By Robert Nathan

Killeen Daily Herald

Candidates vying for contested positions in the Nov. 7 general election discussed how they will represent the Korean community during a political forum at the Yank Sing Restaurant on Thursday.

The political forum was hosted by the One Spirit Exchange Club of Killeen, a group of Korean-American business professionals who strive to make America a better place through community service projects.

With 12 days left until election day, the organization invited candidates for U.S. Congress, the Texas House of Representatives, and countywide races to help get out the vote.

Early voting ends Nov. 3.

After each candidate briefly introduced themselves and addressed their platform, Paul Liu of the Exchange Club asked how they will better represent the Korean community.

Liu said the Korean community must be represented because its members are instrumental to the business community in the greater Killeen-Fort Hood area and make up a strong portion of its population.

None of the eight participants directly answered Liu's question as it was presented, but said they will strive to represent the entire community without focusing on a single ethnic group.

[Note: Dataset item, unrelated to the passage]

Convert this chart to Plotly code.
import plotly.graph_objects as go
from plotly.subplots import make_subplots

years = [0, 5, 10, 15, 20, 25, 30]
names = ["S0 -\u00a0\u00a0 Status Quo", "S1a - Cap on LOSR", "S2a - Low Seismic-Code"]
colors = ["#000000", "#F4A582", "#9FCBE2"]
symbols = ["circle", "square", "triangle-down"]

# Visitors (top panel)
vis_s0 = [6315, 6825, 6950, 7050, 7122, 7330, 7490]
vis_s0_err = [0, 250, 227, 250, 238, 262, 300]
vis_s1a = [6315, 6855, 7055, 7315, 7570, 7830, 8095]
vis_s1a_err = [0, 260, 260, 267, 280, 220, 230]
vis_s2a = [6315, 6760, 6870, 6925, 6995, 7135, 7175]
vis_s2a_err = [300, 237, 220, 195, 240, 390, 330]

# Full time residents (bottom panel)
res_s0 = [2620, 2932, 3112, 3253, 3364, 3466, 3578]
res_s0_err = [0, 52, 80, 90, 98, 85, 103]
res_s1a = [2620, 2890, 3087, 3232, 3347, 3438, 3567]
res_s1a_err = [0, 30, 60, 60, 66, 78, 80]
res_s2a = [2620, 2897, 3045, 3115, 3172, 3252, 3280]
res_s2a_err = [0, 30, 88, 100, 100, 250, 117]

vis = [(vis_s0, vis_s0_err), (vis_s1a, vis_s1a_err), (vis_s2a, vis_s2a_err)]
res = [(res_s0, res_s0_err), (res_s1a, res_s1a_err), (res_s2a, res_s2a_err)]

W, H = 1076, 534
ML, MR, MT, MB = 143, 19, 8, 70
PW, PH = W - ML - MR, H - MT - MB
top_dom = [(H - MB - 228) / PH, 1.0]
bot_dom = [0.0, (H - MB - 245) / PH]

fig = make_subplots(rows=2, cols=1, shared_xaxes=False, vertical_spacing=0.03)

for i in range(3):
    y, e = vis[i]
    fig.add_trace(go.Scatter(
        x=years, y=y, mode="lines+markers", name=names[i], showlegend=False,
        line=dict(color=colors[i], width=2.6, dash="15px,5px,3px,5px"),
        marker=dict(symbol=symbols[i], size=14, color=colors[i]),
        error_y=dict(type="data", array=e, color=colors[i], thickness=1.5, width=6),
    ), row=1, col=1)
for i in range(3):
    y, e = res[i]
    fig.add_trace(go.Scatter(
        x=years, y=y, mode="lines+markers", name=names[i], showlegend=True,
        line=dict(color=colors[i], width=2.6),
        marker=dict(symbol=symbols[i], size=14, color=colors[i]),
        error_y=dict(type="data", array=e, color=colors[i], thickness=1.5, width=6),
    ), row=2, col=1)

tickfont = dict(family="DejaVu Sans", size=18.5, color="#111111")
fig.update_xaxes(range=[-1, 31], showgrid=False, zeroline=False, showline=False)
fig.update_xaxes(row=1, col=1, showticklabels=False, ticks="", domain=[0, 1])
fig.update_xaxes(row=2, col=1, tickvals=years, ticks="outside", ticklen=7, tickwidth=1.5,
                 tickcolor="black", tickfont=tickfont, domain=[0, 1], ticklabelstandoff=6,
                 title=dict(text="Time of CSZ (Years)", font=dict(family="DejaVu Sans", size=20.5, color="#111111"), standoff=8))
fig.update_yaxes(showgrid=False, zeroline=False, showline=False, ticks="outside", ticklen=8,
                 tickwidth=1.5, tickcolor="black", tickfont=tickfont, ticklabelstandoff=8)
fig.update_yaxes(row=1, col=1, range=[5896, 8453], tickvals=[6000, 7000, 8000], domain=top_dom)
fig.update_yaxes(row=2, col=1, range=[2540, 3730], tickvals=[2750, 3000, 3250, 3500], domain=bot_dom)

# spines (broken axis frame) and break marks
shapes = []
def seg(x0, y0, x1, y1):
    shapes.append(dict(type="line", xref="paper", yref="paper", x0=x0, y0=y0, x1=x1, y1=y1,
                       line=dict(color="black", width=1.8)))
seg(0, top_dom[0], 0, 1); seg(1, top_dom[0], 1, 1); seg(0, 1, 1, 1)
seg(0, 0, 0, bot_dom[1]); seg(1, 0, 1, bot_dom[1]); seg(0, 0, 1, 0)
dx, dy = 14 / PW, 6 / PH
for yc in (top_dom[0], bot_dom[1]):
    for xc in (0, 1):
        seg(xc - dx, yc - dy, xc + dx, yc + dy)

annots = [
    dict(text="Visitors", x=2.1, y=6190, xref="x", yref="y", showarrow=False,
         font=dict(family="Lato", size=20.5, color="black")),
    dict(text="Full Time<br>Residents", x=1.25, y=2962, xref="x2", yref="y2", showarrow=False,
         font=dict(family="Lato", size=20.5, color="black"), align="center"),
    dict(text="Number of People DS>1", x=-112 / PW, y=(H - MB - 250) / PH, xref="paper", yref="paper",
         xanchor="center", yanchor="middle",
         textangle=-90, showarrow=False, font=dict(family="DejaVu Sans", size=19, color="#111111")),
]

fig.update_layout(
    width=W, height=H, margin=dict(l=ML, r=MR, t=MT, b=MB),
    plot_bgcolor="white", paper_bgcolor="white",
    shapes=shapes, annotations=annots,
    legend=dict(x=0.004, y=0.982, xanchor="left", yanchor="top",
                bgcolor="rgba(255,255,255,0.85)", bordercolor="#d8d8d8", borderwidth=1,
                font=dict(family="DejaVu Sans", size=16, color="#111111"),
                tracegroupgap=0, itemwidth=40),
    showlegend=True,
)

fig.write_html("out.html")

All candidates praised the Koreans for their contribution to the Killeen community.

"I don't see color, race or somebody's religion," said Edward Lindsay, the Democratic challenger for District 54 State Representative. "I look at the color of a person's heart."

Lindsay said he will represent the Korean community by helping them adjust to the society in which they live.

Lindsay's opponent, Republican Jimmy Don Aycock did not attend the forum.

Killeen attorney Dan Corbin spoke for Aycock and for Republican Dianne White Delisi, who is seeking re-election in the District 55 Texas House of Representatives race.

Delisi's opponent Bill Smith said the Koreans' positive attitude and contribution towards society should be brought into Texas schools.

Democrat congressional candidate Mary Beth Harrell said she would represent the entire community by constantly representing people's needs.

Harrell's opponents, U.S. Rep. John Carter, R-Round Rock, and Libertarian Matt McAdoo of Thrall, did not attend the forum.

Candidates for Bell County Commissioner's Court, Precinct 2 – Republican Tim Brown and his Democratic challenger Britt Owen – both praised the county for its diversity. They both agreed the Korean community was instrumental in Bell County's economic success.

Bell County District Clerk candidates Republican Shelly Coston and Democrat Rosa Hernandez participated in the forum. Democrat Bree Buchanan, vying for the Third Court of Appeals, also participated.